3.DISTRIBUIR O PODER PELA EMPRESA

Dar autonomia aos funcionários pode acelerar as decisões. Controle em excesso em geral é uma tentativa de colocar ordem numa estrutura grande. Mas só aumenta a complexidade das companhias.

EXEMPLO. Até 2012, qualquer aprovação de investimento na fabricante de papel e celulose Suzano dependia de dois comitês. Às vezes levava mais de um ano. Desde abril, só projetos acima de 5 milhões de reais passam pela diretoria. Os demais são definidos na própria fábrica. Pela primeira vez, a responsabilidade pela decisão é só deles.

4.GASTAR TEMPO COM O QUE INTERESSA

Reuniões podem ficar mais produtivas quando se gasta menos tempo discutindo o passado ou falando do que vai bem.

EXEMPLO. Nas reuniões mensais de diretoria do laboratório Fleury, foram banidas as longas apresentações de PowerPoint de diretores em geral recheadas de detalhes sobre o que vai bem. A prioridade é discutir os problemas e os planos de ação para resolvêlos. Todos entram no encontro de resultados com um plano de ação nas mãos, em que detalham o que fazer, quem vai executar e qual é o prazo para a entrega das metas estabelecidas.

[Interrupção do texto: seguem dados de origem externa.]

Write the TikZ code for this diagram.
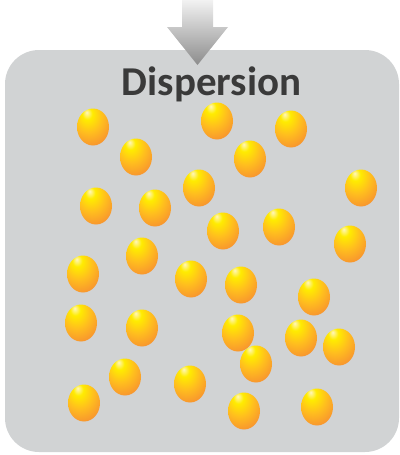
\documentclass[tikz,border=0pt]{standalone}
\usepackage{fontspec}
\setmainfont{Carlito}
\usetikzlibrary{shapes.geometric}
\definecolor{panel}{RGB}{209,211,212}
\definecolor{ink}{RGB}{58,58,58}
\definecolor{arrtop}{RGB}{242,242,242}
\definecolor{arrbot}{RGB}{140,140,140}
\definecolor{eggA}{RGB}{255,246,190}
\definecolor{eggB}{RGB}{255,236,0}
\definecolor{eggC}{RGB}{255,190,30}
\definecolor{eggD}{RGB}{246,140,50}
\pgfdeclareradialshading{egg}{\pgfpoint{-10bp}{20bp}}{%
  color(0bp)=(eggA); color(8bp)=(eggB); color(22bp)=(eggC);
  color(40bp)=(eggD); color(80bp)=(eggD)}

\begin{document}
\begin{tikzpicture}[
    x=1pt, y=-1pt,
    drop/.style={ellipse, shading=egg, draw=none, minimum width=32pt, minimum height=37pt, inner sep=0pt},
    title/.style={font=\bfseries\fontsize{41}{41}\selectfont, text=ink, inner sep=0pt},
  ]
  \useasboundingbox (0,0) rectangle (399,455);

  %% ---------------- panel ----------------
  \fill[panel, rounded corners=34pt] (5,50) rectangle (399,452);

  %% ---------------- incoming arrow ----------------
  \shade[top color=arrtop, bottom color=arrbot]
    (182,0) -- (213,0) -- (213,27) -- (228,27) -- (197.5,65)
    -- (167,27) -- (182,27) -- cycle;

  \node[title, anchor=base] (head) at (211.5,95) {Dispersion};

  %% ---------------- droplets ----------------
  \foreach \px/\py [count=\i] in {
      93/127, 217/121, 291/129, 136/157, 250/159, 361/188, 96/206,
      155/208, 199/188, 223/231, 279/227, 350/244, 142/256, 83/274,
      191/279, 241/285, 314/297, 81/323, 142/328, 238/333, 301/338,
      339/347, 256/364, 125/377, 190/384, 84/403, 244/411, 317/407} {
    \node[drop] (d\i) at (\px,\py) {};
  }

\end{tikzpicture}
\end{document}
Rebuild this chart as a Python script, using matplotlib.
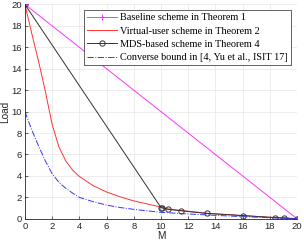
import matplotlib
matplotlib.use('Agg')
import matplotlib.pyplot as plt  # 그래프를 그리기 위한 라이브러리

# 데이터
baseline_M = [0, 20]
baseline_load = [20, 0]

virtual_M = [0, 0.5, 1, 1.5, 2, 2.5, 3, 3.5, 4, 5, 6, 7, 8, 9, 10,
             10.5, 11.48, 13.33, 16, 18.38, 19.04, 20]
virtual_load = [20, 17.3, 14.7, 11.9, 8.8, 6.7, 5.4, 4.55, 3.95, 3.1, 2.5, 2.05, 1.67, 1.38, 1.1,
                0.92, 0.77, 0.52, 0.3, 0.11, 0.07, 0]

mds_M = [0, 10, 10.1, 10.5, 11.48, 13.37, 16, 18.38, 19.04, 20]
mds_load = [20, 1.05, 1.0, 0.88, 0.75, 0.5, 0.3, 0.11, 0.08, 0]

converse_M = [0, 0.5, 1, 1.5, 2, 2.5, 3, 3.5, 4, 5, 6, 7, 8, 9, 10, 12, 14, 16, 18, 20]
converse_load = [10, 8.3, 6.8, 5.4, 4.2, 3.4, 2.85, 2.4, 2.0, 1.6, 1.28, 1.05, 0.88, 0.74, 0.6,
                 0.45, 0.32, 0.2, 0.1, 0]

labels = ['Baseline scheme in Theorem 1',
          'Virtual-user scheme in Theorem 2',
          'MDS-based scheme in Theorem 4',
          'Converse bound in [4, Yu et al., ISIT 17]']
ticks = list(range(0, 21, 2))

plt.rcParams['font.family'] = ['Liberation Sans', 'DejaVu Sans']

fig = plt.figure(figsize=(3.04, 2.45), dpi=100)
ax = fig.add_axes([0.082, 0.107, 0.895, 0.875])

ax.plot(baseline_M, baseline_load, color='#ff33ff', lw=0.7, marker='+', ms=5, mew=0.7, label=labels[0])
ax.plot(virtual_M, virtual_load, color='#ff3333', lw=0.7, label=labels[1])
ax.plot(mds_M, mds_load, color='#333333', lw=0.7, marker='o', ms=3.8, mfc='none', mew=0.7, label=labels[2])
ax.plot(converse_M, converse_load, color='#3333ff', lw=0.7, ls='-.', label=labels[3])

ax.set_xlim(0, 20)
ax.set_ylim(0, 20)
ax.set_xticks(ticks)
ax.set_yticks(ticks)
ax.tick_params(direction='in', length=2, width=0.5, labelsize=6.8, colors='#262626', pad=2)
ax.grid(True, color='#e6e6e6', lw=0.5)
ax.set_axisbelow(True)
for s in ['top', 'right']:
    ax.spines[s].set_visible(False)
for s in ['left', 'bottom']:
    ax.spines[s].set_linewidth(0.6)
    ax.spines[s].set_color('#262626')

ax.set_xlabel('M', fontsize=7.2, color='#262626', labelpad=0)
ax.set_ylabel('Load', fontsize=7.2, color='#262626', labelpad=1)

leg = ax.legend(loc='upper right', bbox_to_anchor=(0.978, 0.974), borderaxespad=0,
                prop={'family': 'Liberation Serif', 'size': 7.4}, fancybox=False,
                framealpha=1, edgecolor='#262626', handlelength=2.9, handletextpad=0.35,
                labelspacing=0.4, borderpad=0.3)
leg.get_frame().set_linewidth(0.5)

plt.savefig('out.png', dpi=100)
plt.close()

5.SABER QUANDO A COMPLEXIDADE É UMA VANTAGEM

Complexidade é como colesterol há a boa e a ruim. A boa é aquela pela qual o consumidor está disposto a pagar e, por isso, ajuda a melhorar os resultados

EXEMPLO. A fabricante de bens de consumo Unilever enxugou a linha de limpeza, mas está ampliando a de xampus, porque nessa área o consumidor brasileiro em geral topa pagar mais por variedade. Todo o portfólio passa por uma revisão a cada três meses, em que é analisado o interesse dos consumidores pelos lançamentos. O que vai mal está sumariamente fora do portfólio. O que vai bem fica e se multiplica.

6.SER SIMPLES NÃO É SER SIMPLISTA

Ao simplificar aspectos naturalmente complexos, as empresas podem perder oportunidades. Perseguir a gestão simples não significa ter menos ambição ou ignorar a complexidade.

EXEMPLO. A rede de ensino Kroton hoje tem 344 projetos em andamento, lançou 157 novos cursos nos últimos 18 meses e planeja construir 20 novos campi até o fim de 2014. Nunca foi tão complexa nem tão rentável. Sua margem operacional é 50% maior do que era há cinco anos, quando tinha menos de um quinto do tamanho atual.